Coronavirus Strips Paris of Tourists, Revealing Its Old Heart

Adam Nossiter, The Times’s Paris bureau chief, first moved to the city at the age of 3 when his father, Bernard Nossiter, was assigned to cover the European economy for The Washington Post. He moved back in 1983, in 1999, and then in 2015, when The Times posted him there. We asked him to share his thoughts on a Paris transformed by the pandemic.

PARIS — Before Paris became a theme park for the global affluent, there was an older Paris I knew as a child, where sculpted horse heads announced butcher shops and you were likelier to find céleri rémoulade at the corner than $30,000 handbags aimed at tourists.

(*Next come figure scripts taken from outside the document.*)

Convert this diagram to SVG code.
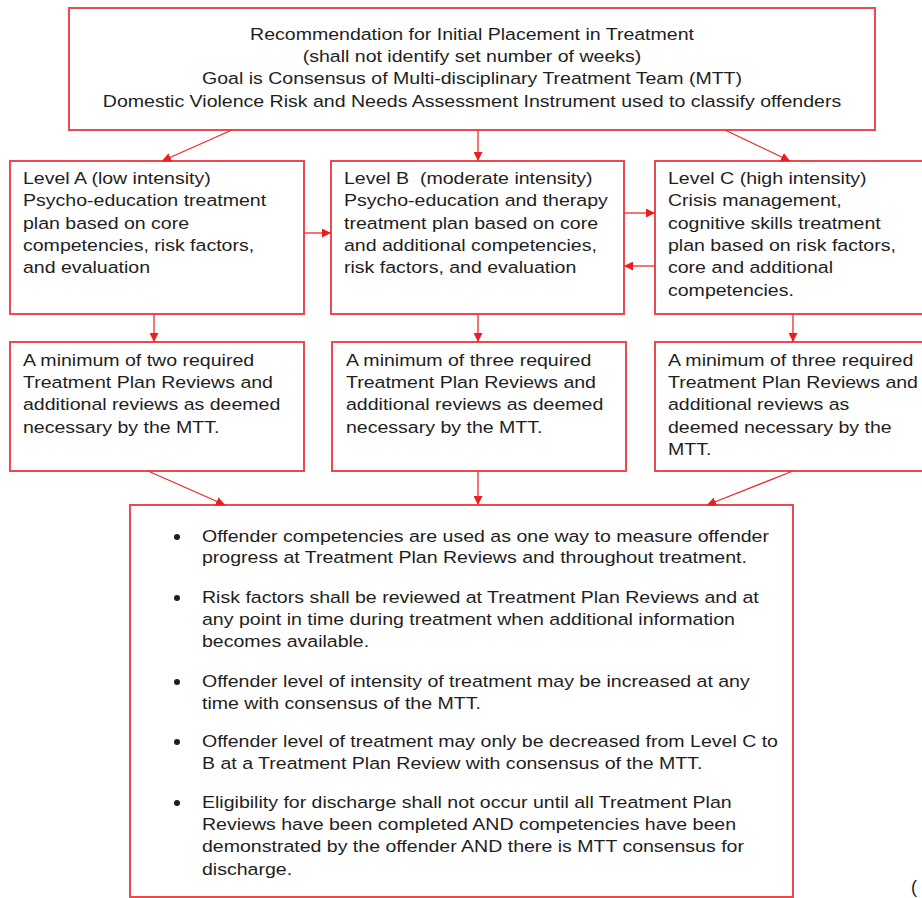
<svg xmlns="http://www.w3.org/2000/svg" width="922" height="898" viewBox="0 0 922 898">
<defs>
<marker id="ah" viewBox="0 0 10 10" refX="10" refY="5" markerWidth="9" markerHeight="9" markerUnits="userSpaceOnUse" orient="auto">
<path d="M0,0 L10,5 L0,10 Z" fill="#ee1c1c"/>
</marker>
<style>
.box{fill:#ffffff;stroke:#ec4a50;stroke-width:2}
.t{font-family:"Liberation Sans",Arial,sans-serif;font-size:17px;fill:#1e1e1e}
.c{text-anchor:middle}
.con{stroke:#ee2a2a;stroke-width:1.3;fill:none;marker-end:url(#ah)}
</style>
</defs>
<rect width="922" height="898" fill="#ffffff"/>
<g id="top">
<rect class="box" x="69" y="8" width="806" height="122"/>
<g transform="translate(472,0) scale(1.15,1)">
<text class="t c" x="0" y="40">Recommendation for Initial Placement in Treatment</text>
<text class="t c" x="0" y="62">(shall not identify set number of weeks)</text>
<text class="t c" x="0" y="84">Goal is Consensus of Multi-disciplinary Treatment Team (MTT)</text>
<text class="t c" x="0" y="107">Domestic Violence Risk and Needs Assessment Instrument used to classify offenders</text>
</g>
</g>
<g id="levelA">
<rect class="box" x="10" y="161" width="294" height="153"/>
<g transform="translate(23,0) scale(1.15,1)">
<text class="t" x="0" y="184">Level A (low intensity)</text>
<text class="t" x="0" y="206">Psycho-education treatment</text>
<text class="t" x="0" y="229">plan based on core</text>
<text class="t" x="0" y="251">competencies, risk factors,</text>
<text class="t" x="0" y="273">and evaluation</text>
</g>
</g>
<g id="levelB">
<rect class="box" x="331" y="161" width="293" height="153"/>
<g transform="translate(344,0) scale(1.15,1)">
<text class="t" x="0" y="184" xml:space="preserve">Level B  (moderate intensity)</text>
<text class="t" x="0" y="206">Psycho-education and therapy</text>
<text class="t" x="0" y="229">treatment plan based on core</text>
<text class="t" x="0" y="251">and additional competencies,</text>
<text class="t" x="0" y="273">risk factors, and evaluation</text>
</g>
</g>
<g id="levelC">
<rect class="box" x="655" y="161" width="280" height="153"/>
<g transform="translate(668,0) scale(1.15,1)">
<text class="t" x="0" y="184">Level C (high intensity)</text>
<text class="t" x="0" y="206">Crisis management,</text>
<text class="t" x="0" y="229">cognitive skills treatment</text>
<text class="t" x="0" y="251">plan based on risk factors,</text>
<text class="t" x="0" y="273">core and additional</text>
<text class="t" x="0" y="296">competencies.</text>
</g>
</g>
<g id="reviewA">
<rect class="box" x="10" y="342" width="294" height="129"/>
<g transform="translate(23,0) scale(1.15,1)">
<text class="t" x="0" y="366">A minimum of two required</text>
<text class="t" x="0" y="388">Treatment Plan Reviews and</text>
<text class="t" x="0" y="410">additional reviews as deemed</text>
<text class="t" x="0" y="433">necessary by the MTT.</text>
</g>
</g>
<g id="reviewB">
<rect class="box" x="332" y="342" width="294" height="129"/>
<g transform="translate(346,0) scale(1.15,1)">
<text class="t" x="0" y="366">A minimum of three required</text>
<text class="t" x="0" y="388">Treatment Plan Reviews and</text>
<text class="t" x="0" y="410">additional reviews as deemed</text>
<text class="t" x="0" y="433">necessary by the MTT.</text>
</g>
</g>
<g id="reviewC">
<rect class="box" x="655" y="342" width="280" height="129"/>
<g transform="translate(668,0) scale(1.15,1)">
<text class="t" x="0" y="366">A minimum of three required</text>
<text class="t" x="0" y="388">Treatment Plan Reviews and</text>
<text class="t" x="0" y="410">additional reviews as</text>
<text class="t" x="0" y="433">deemed necessary by the</text>
<text class="t" x="0" y="455">MTT.</text>
</g>
</g>
<g id="rules">
<rect class="box" x="130" y="505" width="663" height="392"/>
<g fill="#1e1e1e">
<circle cx="177" cy="537" r="3"/>
<circle cx="177" cy="598" r="3"/>
<circle cx="177" cy="682" r="3"/>
<circle cx="177" cy="742" r="3"/>
<circle cx="177" cy="803" r="3"/>
</g>
<g transform="translate(202,0) scale(1.15,1)">
<text class="t" x="0" y="542">Offender competencies are used as one way to measure offender</text>
<text class="t" x="0" y="563">progress at Treatment Plan Reviews and throughout treatment.</text>
<text class="t" x="0" y="603">Risk factors shall be reviewed at Treatment Plan Reviews and at</text>
<text class="t" x="0" y="625">any point in time during treatment when additional information</text>
<text class="t" x="0" y="647">becomes available.</text>
<text class="t" x="0" y="687">Offender level of intensity of treatment may be increased at any</text>
<text class="t" x="0" y="709">time with consensus of the MTT.</text>
<text class="t" x="0" y="747">Offender level of treatment may only be decreased from Level C to</text>
<text class="t" x="0" y="769">B at a Treatment Plan Review with consensus of the MTT.</text>
<text class="t" x="0" y="808">Eligibility for discharge shall not occur until all Treatment Plan</text>
<text class="t" x="0" y="830">Reviews have been completed AND competencies have been</text>
<text class="t" x="0" y="852">demonstrated by the offender AND there is MTT consensus for</text>
<text class="t" x="0" y="875">discharge.</text>
</g>
</g>
<g id="connectors">
<line class="con" x1="232" y1="130" x2="162" y2="161"/>
<line class="con" x1="478" y1="130" x2="478" y2="161"/>
<line class="con" x1="725" y1="130" x2="790" y2="161"/>
<line class="con" x1="304" y1="233" x2="331" y2="233"/>
<line class="con" x1="624" y1="213" x2="655" y2="213"/>
<line class="con" x1="655" y1="266" x2="624" y2="266"/>
<line class="con" x1="154" y1="314" x2="154" y2="342"/>
<line class="con" x1="478" y1="314" x2="478" y2="342"/>
<line class="con" x1="793" y1="314" x2="793" y2="342"/>
<line class="con" x1="148" y1="471" x2="225" y2="505"/>
<line class="con" x1="478" y1="471" x2="478" y2="505"/>
<line class="con" x1="793" y1="471" x2="707" y2="505"/>
</g>
<text class="t" x="911" y="893" style="font-size:18px">(</text>
</svg>
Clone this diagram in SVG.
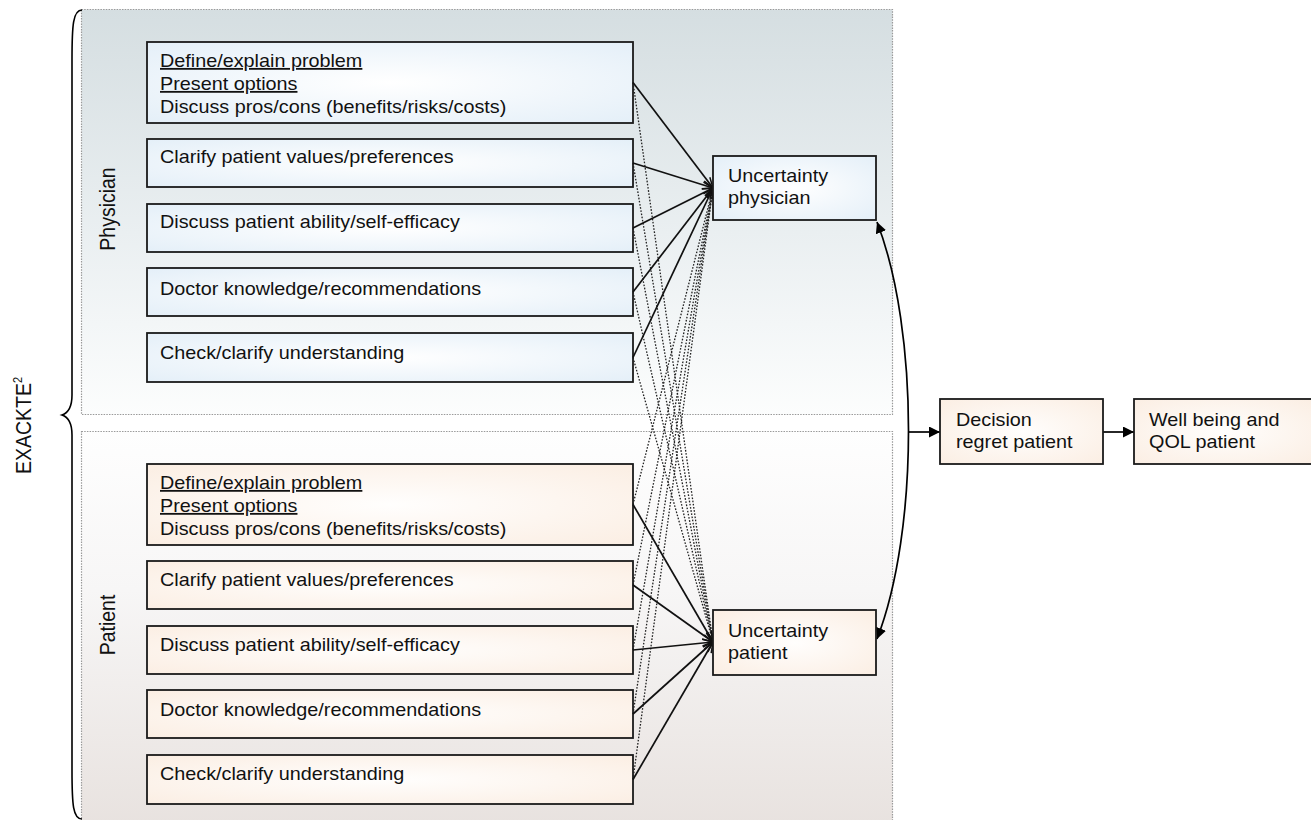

Echoes of that Paris have come back to me over the last month as the coronavirus stalked the city. It’s a paradox that the empty streets have made it easier to imagine Paris as a place where people actually live, and not just a polyglot destination for shopping and playing.

Thousands of affluent Parisians have left the city. Up to a quarter of the people who were in the city at the time of confinement have left, according to some estimates. The Paris of the 1960s, far more economically diverse, seems to be back. Around Montmartre, where working people still live, Parisians perch at their windows, greeting each other and just looking out; my neighborhood around Madeleine, on the other hand, given over to luxury shops, is dead.

France has recorded nearly 22,000 virus deaths, far more than Germany, but fewer than Italy or Spain; French officials intervened earlier than the Italians but had far fewer emergency beds and tests ready than the Germans. The good news, at least for now, is that the number of patients in French hospitals has been slowly dropping.

For those willing to brave police checks, this is a remarkable chance to rediscover Paris. In recent days, I saw for the first time — in a relationship with France that is nearly 60 years old — an epicenter of mass tourism, the beguiling Place du Tertre at the top of Montmartre. The little village square was nearly empty, and a worried Parisian stopped to ask if I wasn’t taking a chance by being out on my bike.

But it is all an illusion. Paris is no more Paris without its smart young people chattering outside at now closed cafes than New York is New York without skyscrapers. Paris reduced to its architectural essence is grandiose but cold, an unreal postcard.

Yet it is also a fertile theater for the imagination.

At night, running along the quais, my few companions are the newly emboldened rats, a handful of muttering homeless people and the police, prowling for those without the obligatory Interior Ministry “excuse forms.” They list seven preapproved reasons for being outside: including shopping for essential provisions, a doctor’s visit, work when telecommuting is not possible, and an hour’s exercise within a one kilometer radius of one’s home.

The forms are testimonials to the French adoration of paperwork, and the essential literary legacy, so far, of this strange time.

The police have checked more than 13.5 million people, and handed out hundreds of thousands of fines, or perhaps worse — there have been claims of beatings in the immigrant suburbs — for those caught without the paperwork.

Faced with that threat, the French are (mostly) staying indoors. My building’s bustling caretaker occupies herself with a ceaseless battle against what she calls “les microbes” — “the germs” — swiping everything in sight. My bet is on her.

On my nocturnal forays, cars are rare. The silence is broken only by the occasional ambulance. It is so quiet you can hear the ducks quacking on the Seine, as silent as any remote country town on a Sunday night. Without a single tourist boat, the river is still as a lake.

In this stage-set Paris, the monuments still brilliantly illuminated, it is easy to imagine an earlier time when the city streets were quiet: the German occupation. Photographs from that period show empty streets, solitary pedestrians, and grand monuments jarringly out of sync with the humiliated city. Like now, lines of grim-faced customers stretch from the few open stores.

The oldest French are haunted by these echoes. I called the writer Philippe Labro, who made the same comparison the other week in the Journal du Dimanche and who lived through the occupation as a child. “We lived permanently with the imminence of danger,” Mr. Labro told me. “There was an atmosphere of fear. And then, the streets were empty. Paris, it’s the occupation, without the Boches!” he said, laughing, using a French pejorative for Germans.

“Maybe people now are rediscovering how precarious existence is,” said Mr. Labro, whose parents hid Jews during the war.

Paris lives intimately with its memories of the occupation; only in recent days have I noticed a plaque to an obscure resistance hero of 1942 not far from where I live. The bustle of the sidewalk during normal times doesn’t usually allow for this kind of street-level contemplation.

“Never were we so free as during the German occupation,” Jean-Paul Sartre famously wrote after the war. He meant, roughly: Never were Parisians, French women and men, forced so brutally to confront, every day, the fundamental question of survival.